ECLI:NL:HR:1995:AA3115
Hoge Raad
- Cassatie
- R.J.J. Jansen
- Van der Linde
- Bellaart
- Rechtspraak.nl
Cassatieberoep tegen naheffingsaanslag omzetbelasting door X B.V.
In deze zaak gaat het om een beroep in cassatie van de besloten vennootschap met beperkte aansprakelijkheid X B.V. tegen een uitspraak van het Gerechtshof te 's-Gravenhage van 2 mei 1994. De zaak betreft een naheffingsaanslag in de omzetbelasting over het tijdvak van 1 januari 1985 tot en met 31 december 1989. De naheffingsaanslag bedroeg ƒ 5.619,-- aan enkelvoudige belasting en ƒ 2.809,-- aan verhoging. Na bezwaar tegen deze aanslag heeft de Inspecteur de aanslag gehandhaafd, maar zonder verdere kwijtschelding van de verhoging. X B.V. heeft hiertegen beroep ingesteld bij het Hof, dat de aanslag heeft verminderd tot ƒ 5.610,-- zonder verhoging.

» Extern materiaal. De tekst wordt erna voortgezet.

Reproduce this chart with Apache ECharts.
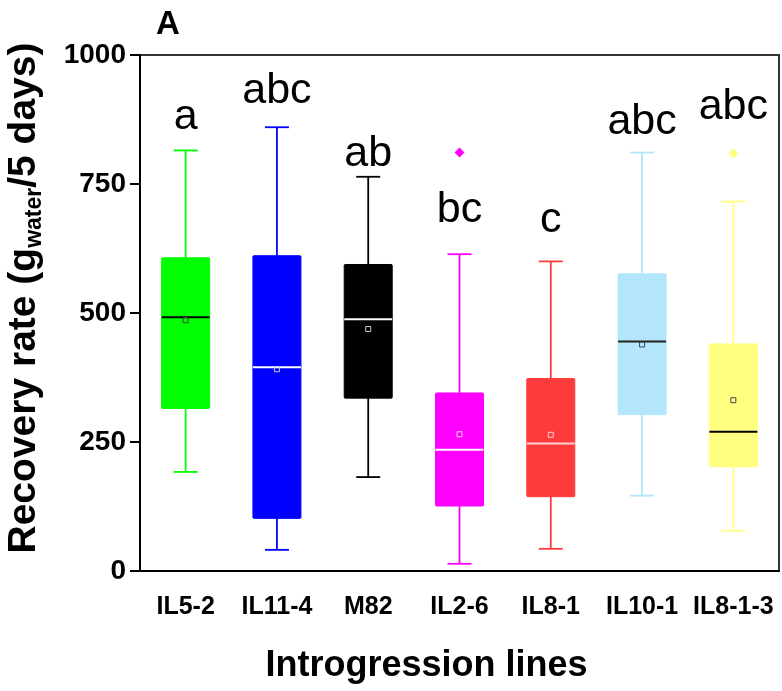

X B.V. heeft vervolgens cassatie ingesteld tegen de uitspraak van het Hof, waarbij een aantal klachten is aangevoerd. De Staatssecretaris van Financiën heeft in een vertoogschrift het cassatieberoep bestreden. De Hoge Raad heeft de klachten beoordeeld en geconcludeerd dat deze niet tot cassatie kunnen leiden. Dit is gebaseerd op artikel 101a van de Wet op de rechterlijke organisatie, waarbij de Hoge Raad oordeelt dat de klachten geen nadere motivering behoeven, omdat ze niet nopen tot beantwoording van rechtsvragen die van belang zijn voor de rechtseenheid of de rechtsontwikkeling.
De Hoge Raad heeft ook de proceskosten in deze zaak beoordeeld en geen termen aanwezig geacht voor een veroordeling in de proceskosten, zoals bedoeld in artikel 5a van de Wet administratieve rechtspraak belastingzaken. Uiteindelijk heeft de Hoge Raad op 13 september 1995 het beroep verworpen. Dit arrest is vastgesteld door vice-president R.J.J. Jansen als voorzitter, samen met de raadsheren Van der Linde en Bellaart, en is in het openbaar uitgesproken in aanwezigheid van de waarnemend griffier Van Hooff.